By OYUNGA PALA

I don’t know if you caught ‘the man bites dog’ headline last week. Two men who live in Kisauni, Mombasa County, came to the sensible agreement to share a woman they had been having an affair with for more than four years.

The woman at the centre of this sharing arrangement basically refused to make a choice, stating quite blatantly that she could not live without either of the men. The two men who found her company too compelling to dismiss, decided to be co-hubbies and put it down in writing.

I found this arrangement quite progressive. Many men have struggled to explain that it is quite possible to be in love with several women at the same time. Women refuse to accommodate the position because it opens one up to competition and given precedence, the woman who worked hardest to mould the man, always loses out to the new comer. In a polygamous relationship, the newest wife is always the happiest.

On the other hand, women have generally kept multiple male partners, but mostly in platonic arrangements. There is the man you go to when you need a listening ear and a shoulder to cry on, the one who simply lets you whine without judgment. There is the brutally honest male friend, who dishes out scathing, but sound advice.

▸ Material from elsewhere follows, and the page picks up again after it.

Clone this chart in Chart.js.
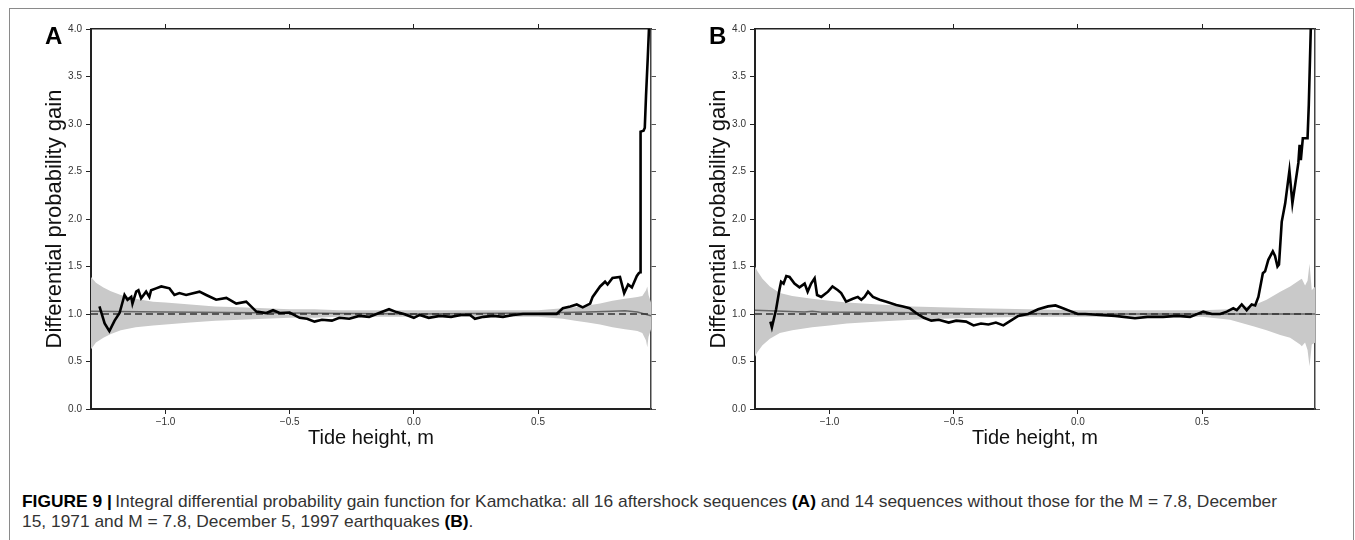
<!DOCTYPE html>
<html>
<head>
<meta charset="utf-8">
<script src="https://cdn.jsdelivr.net/npm/chart.js@4.4.1/dist/chart.umd.min.js"></script>
<style>
  body { margin: 0; background: #fff; width: 1355px; height: 540px; overflow: hidden; position: relative; font-family: 'Liberation Sans', Arial, sans-serif; }
  #frame { position: absolute; left: 9px; top: 8px; width: 1343px; height: 600px; border: 1px solid #8a8a8a; }
  canvas { position: absolute; top: 0; }
  .panel { position: absolute; top: 24px; font-weight: bold; font-size: 24px; line-height: 24px; color: #000; }
  #caption { position: absolute; left: 22px; top: 492px; font-family: 'Liberation Sans', Arial, sans-serif; font-size: 17px; line-height: 20px; color: #333; white-space: nowrap; }
  #caption .ln { transform-origin: 0 0; width: max-content; }
  #caption b { color: #000; }
</style>
</head>
<body>
<div id="frame"></div>
<canvas id="chartA" width="680" height="460" style="left:0px"></canvas>
<canvas id="chartB" width="680" height="460" style="left:664px"></canvas>
<div class="panel" style="left:45px">A</div>
<div class="panel" style="left:709px">B</div>
<div id="caption">
  <div class="ln" id="l1"><b>FIGURE 9 |</b>&thinsp;Integral differential probability gain function for Kamchatka: all 16 aftershock sequences <b>(A)</b> and 14 sequences without those for the M = 7.8, December</div>
  <div class="ln" id="l2">15, 1971 and M = 7.8, December 5, 1997 earthquakes <b>(B)</b>.</div>
</div>
<script>
// axis ticks
const xTicks = [-1.0, -0.5, 0.0, 0.5];
const yTicks = [0, 0.5, 1, 1.5, 2, 2.5, 3, 3.5, 4];
const xMin = -1.30, xMax = 0.955;

// panel A: confidence band
const bandXA = [-1.30, -1.28, -1.25, -1.22, -1.18, -1.12, -1.05, -1.0, -0.9, -0.8, -0.7, -0.6, -0.5, -0.4, -0.3, -0.2, -0.1, 0.0, 0.1, 0.2, 0.3, 0.4, 0.5, 0.55, 0.6, 0.65, 0.7, 0.75, 0.8, 0.85, 0.88, 0.9, 0.92, 0.935, 0.94, 0.945, 0.955];
const upperA = [1.39, 1.33, 1.28, 1.24, 1.20, 1.16, 1.13, 1.12, 1.10, 1.08, 1.07, 1.06, 1.05, 1.05, 1.04, 1.04, 1.04, 1.04, 1.04, 1.04, 1.04, 1.04, 1.04, 1.05, 1.06, 1.07, 1.09, 1.11, 1.14, 1.16, 1.17, 1.18, 1.19, 1.25, 1.29, 1.20, 1.12];
const lowerA = [0.63, 0.70, 0.75, 0.79, 0.83, 0.86, 0.88, 0.89, 0.91, 0.93, 0.94, 0.95, 0.96, 0.96, 0.97, 0.97, 0.97, 0.97, 0.97, 0.97, 0.97, 0.97, 0.97, 0.96, 0.95, 0.93, 0.91, 0.89, 0.86, 0.84, 0.83, 0.82, 0.80, 0.72, 0.65, 0.76, 0.84];
// panel A: mean of random catalogues
const meanXA = [-1.30, -1.0, -0.5, 0.0, 0.5, 0.7, 0.8, 0.85, 0.9, 0.955];
const meanA = [1.03, 1.02, 1.01, 1.0, 1.01, 1.02, 1.03, 1.035, 1.02, 0.98];
// panel A: observed gain
const obsXA = [-1.266, -1.245, -1.226, -1.205, -1.185, -1.165, -1.153, -1.138, -1.133, -1.118, -1.109, -1.098, -1.078, -1.065, -1.058, -1.038, -1.017, -0.984, -0.964, -0.944, -0.917, -0.863, -0.836, -0.796, -0.755, -0.715, -0.675, -0.634, -0.594, -0.567, -0.54, -0.5, -0.46, -0.43, -0.40, -0.37, -0.33, -0.30, -0.26, -0.22, -0.18, -0.14, -0.10, -0.07, -0.04, 0.0, 0.024, 0.06, 0.105, 0.15, 0.19, 0.226, 0.246, 0.28, 0.32, 0.359, 0.40, 0.44, 0.495, 0.54, 0.575, 0.60, 0.63, 0.656, 0.68, 0.71, 0.72, 0.75, 0.77, 0.78, 0.80, 0.83, 0.847, 0.863, 0.878, 0.898, 0.906, 0.911, 0.913, 0.925, 0.93, 0.935, 0.942, 0.95];
const obsA = [1.08, 0.90, 0.82, 0.93, 1.01, 1.20, 1.15, 1.18, 1.11, 1.235, 1.25, 1.165, 1.235, 1.18, 1.25, 1.27, 1.29, 1.27, 1.20, 1.22, 1.20, 1.235, 1.20, 1.15, 1.17, 1.11, 1.13, 1.025, 1.01, 1.04, 1.01, 1.015, 0.96, 0.95, 0.92, 0.94, 0.93, 0.96, 0.95, 0.98, 0.97, 1.01, 1.05, 1.02, 1.0, 0.96, 0.99, 0.96, 0.98, 0.97, 0.99, 0.99, 0.95, 0.97, 0.98, 0.97, 0.99, 1.0, 1.0, 1.0, 1.0, 1.06, 1.08, 1.10, 1.07, 1.11, 1.18, 1.29, 1.34, 1.31, 1.38, 1.39, 1.22, 1.31, 1.28, 1.40, 1.43, 1.44, 2.92, 2.93, 2.96, 3.3, 3.7, 4.2];

// panel B: confidence band
const bandXB = [-1.31, -1.29, -1.27, -1.24, -1.2, -1.15, -1.07, -1.0, -0.93, -0.8, -0.665, -0.556, -0.4, -0.2, 0.0, 0.2, 0.4, 0.5, 0.613, 0.706, 0.76, 0.815, 0.855, 0.895, 0.902, 0.915, 0.925, 0.933, 0.942, 0.956];
const upperB = [1.55, 1.45, 1.37, 1.29, 1.22, 1.19, 1.16, 1.14, 1.12, 1.10, 1.08, 1.07, 1.06, 1.05, 1.04, 1.04, 1.04, 1.04, 1.05, 1.09, 1.15, 1.235, 1.29, 1.36, 1.37, 1.30, 1.35, 1.53, 1.25, 1.29];
const lowerB = [0.50, 0.60, 0.67, 0.74, 0.80, 0.83, 0.86, 0.88, 0.90, 0.92, 0.94, 0.95, 0.96, 0.97, 0.97, 0.97, 0.97, 0.97, 0.94, 0.87, 0.83, 0.78, 0.75, 0.68, 0.66, 0.70, 0.62, 0.45, 0.68, 0.70];
// panel B: mean of random catalogues
const meanXB = [-1.31, -1.1, -1.07, -1.04, -0.5, 0.0, 0.5, 0.956];
const meanB = [1.04, 1.02, 1.03, 1.02, 1.01, 1.0, 1.0, 1.0];
// panel B: observed gain
const obsXB = [-1.238, -1.232, -1.215, -1.202, -1.195, -1.185, -1.174, -1.161, -1.141, -1.121, -1.1, -1.088, -1.074, -1.06, -1.05, -1.033, -1.006, -0.988, -0.966, -0.953, -0.933, -0.906, -0.886, -0.872, -0.859, -0.845, -0.825, -0.798, -0.771, -0.731, -0.704, -0.677, -0.651, -0.62, -0.59, -0.56, -0.52, -0.49, -0.45, -0.42, -0.39, -0.36, -0.33, -0.30, -0.27, -0.24, -0.2, -0.16, -0.12, -0.09, -0.06, -0.03, 0.0, 0.03, 0.089, 0.15, 0.23, 0.28, 0.343, 0.40, 0.452, 0.505, 0.54, 0.573, 0.60, 0.626, 0.64, 0.66, 0.68, 0.70, 0.714, 0.727, 0.745, 0.754, 0.767, 0.785, 0.794, 0.804, 0.81, 0.821, 0.835, 0.852, 0.864, 0.888, 0.893, 0.898, 0.906, 0.925, 0.93, 0.94];
const obsB = [0.92, 0.86, 1.05, 1.25, 1.34, 1.32, 1.40, 1.39, 1.32, 1.28, 1.32, 1.235, 1.32, 1.375, 1.20, 1.18, 1.235, 1.29, 1.25, 1.22, 1.13, 1.16, 1.18, 1.15, 1.18, 1.235, 1.18, 1.15, 1.13, 1.095, 1.08, 1.06, 1.01, 0.96, 0.93, 0.94, 0.91, 0.93, 0.92, 0.88, 0.90, 0.89, 0.91, 0.88, 0.93, 0.98, 1.0, 1.05, 1.08, 1.09, 1.06, 1.03, 1.0, 1.0, 0.99, 0.98, 0.955, 0.97, 0.97, 0.98, 0.97, 1.025, 1.0, 1.0, 1.025, 1.06, 1.04, 1.10, 1.04, 1.10, 1.09, 1.18, 1.43, 1.45, 1.57, 1.66, 1.61, 1.50, 1.52, 1.97, 2.165, 2.51, 2.165, 2.59, 2.78, 2.62, 2.85, 2.85, 3.2, 4.2];

Chart.defaults.font.family = "'Liberation Sans', Arial, sans-serif";

const pts = (xs, ys) => xs.map((x, i) => ({ x: x, y: ys[i] }));
const fmt = v => v.toFixed(1).replace('-', '\u2212');

function makePanel(id, bandX, upper, lower, meanX, mean, obsX, obs) {
  const axisColor = '#222';
  new Chart(document.getElementById(id), {
    type: 'line',
    data: {
      datasets: [
        { data: pts(obsX, obs), borderColor: '#000', borderWidth: 2.6, pointRadius: 0, tension: 0 },
        { data: [{ x: xMin, y: 1 }, { x: xMax, y: 1 }], borderColor: '#333', borderWidth: 1.4, borderDash: [7, 4], pointRadius: 0 },
        { data: pts(meanX, mean), borderColor: '#666', borderWidth: 1.5, pointRadius: 0 },
        { data: pts(bandX, upper), borderWidth: 0, pointRadius: 0, backgroundColor: '#c9c9c9', fill: '+1' },
        { data: pts(bandX, lower), borderWidth: 0, pointRadius: 0, fill: false }
      ]
    },
    options: {
      responsive: false,
      animation: false,
      devicePixelRatio: 1,
      layout: { padding: { left: 0, top: 19, right: 19, bottom: 0 } },
      plugins: { legend: { display: false }, tooltip: { enabled: false } },
      scales: {
        x: {
          type: 'linear', position: 'bottom', min: xMin, max: xMax,
          afterBuildTicks: s => { s.ticks = xTicks.map(v => ({ value: v })); },
          afterFit: s => { s.height = 51; },
          ticks: { font: { size: 10 }, color: '#333', padding: 2, maxRotation: 0, callback: v => fmt(v) },
          grid: { drawOnChartArea: false, tickLength: 5, color: axisColor },
          border: { color: axisColor, width: 2 },
          title: { display: true, text: 'Tide height, m', font: { size: 20 }, color: '#111', padding: { top: 0, bottom: 10 } }
        },
        y: {
          position: 'left', min: 0, max: 4,
          afterBuildTicks: s => { s.ticks = yTicks.map(v => ({ value: v })); },
          afterFit: s => { s.width = 91; },
          ticks: { font: { size: 10 }, color: '#333', padding: 4, callback: v => fmt(v) },
          grid: { drawOnChartArea: false, tickLength: 5, color: axisColor },
          border: { color: axisColor, width: 2 },
          title: { display: true, text: 'Differential probability gain', font: { size: 22 }, color: '#111', padding: { top: 42, bottom: 0 } }
        },
        x2: {
          type: 'linear', position: 'top', min: xMin, max: xMax,
          afterBuildTicks: s => { s.ticks = xTicks.map(v => ({ value: v })); },
          afterFit: s => { s.height = 10; },
          ticks: { display: false },
          grid: { drawOnChartArea: false, tickLength: 5, color: axisColor },
          border: { color: axisColor, width: 1.5 }
        },
        y2: {
          position: 'right', min: 0, max: 4,
          afterBuildTicks: s => { s.ticks = yTicks.map(v => ({ value: v })); },
          afterFit: s => { s.width = 10; },
          ticks: { display: false },
          grid: { drawOnChartArea: false, tickLength: 5, color: '#555' },
          border: { color: '#444', width: 1.5 }
        }
      }
    }
  });
}

makePanel('chartA', bandXA, upperA, lowerA, meanXA, meanA, obsXA, obsA);
makePanel('chartB', bandXB, upperB, lowerB, meanXB, meanB, obsXB, obsB);

// squeeze the caption to the width of the original condensed type
const l1 = document.getElementById('l1');
const l2 = document.getElementById('l2');
const k = 1255 / l1.getBoundingClientRect().width;
l1.style.transform = 'scaleX(' + k + ')';
l2.style.transform = 'scaleX(' + k + ')';
</script>
</body>
</html>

And then there is the best friend forever also known as the knight in a glass case. In case of an emergency, break the glass and he rushes in to the rescue. Then there is the lingering ex who is often only good for sex, or at least to serve as a cherished reminder of a once decent sex life.

These men all co-exist in an arrangement, in most cases, totally oblivious of the competition.

If they were made aware of their value and their limits, they would eventually see sense in picking a number and waiting in turn.

Most women by the age of 30, realise that you can’t find it all in one man and what men really require at the end of a long day is the acknowledgement that they are good for something. Assure a man of his function and he will be a constant feature in your life.

The anonymous woman at the Coast gets that. If you are going to be in a multiple relationship with men, appreciate their different functions. Unofficially, strong women have always had men ready to serve them and share as long as they are each made to feel important.

This is the same quality the successful polygamous husband embodies. There is never an ideal state of equality, but appreciation makes a fairly good substitute when jealousy and rivalry arises.

Service boys

Ultimately though, it is always the first male who acts as the decider. In traditional society, the old polygamous male always had to loudly announce his arrival before he walked into his homestead. This was to give the younger wives time to get rid of their ‘service boys’ and spare the main provider the embarrassment of a confrontation as he walked into his home.

Contrary to popular belief, polyandry can make sense to the male perspective, because men are basically in competition with each other for a handful of worthy women. And truth be told, some women need more attention than one man can provide.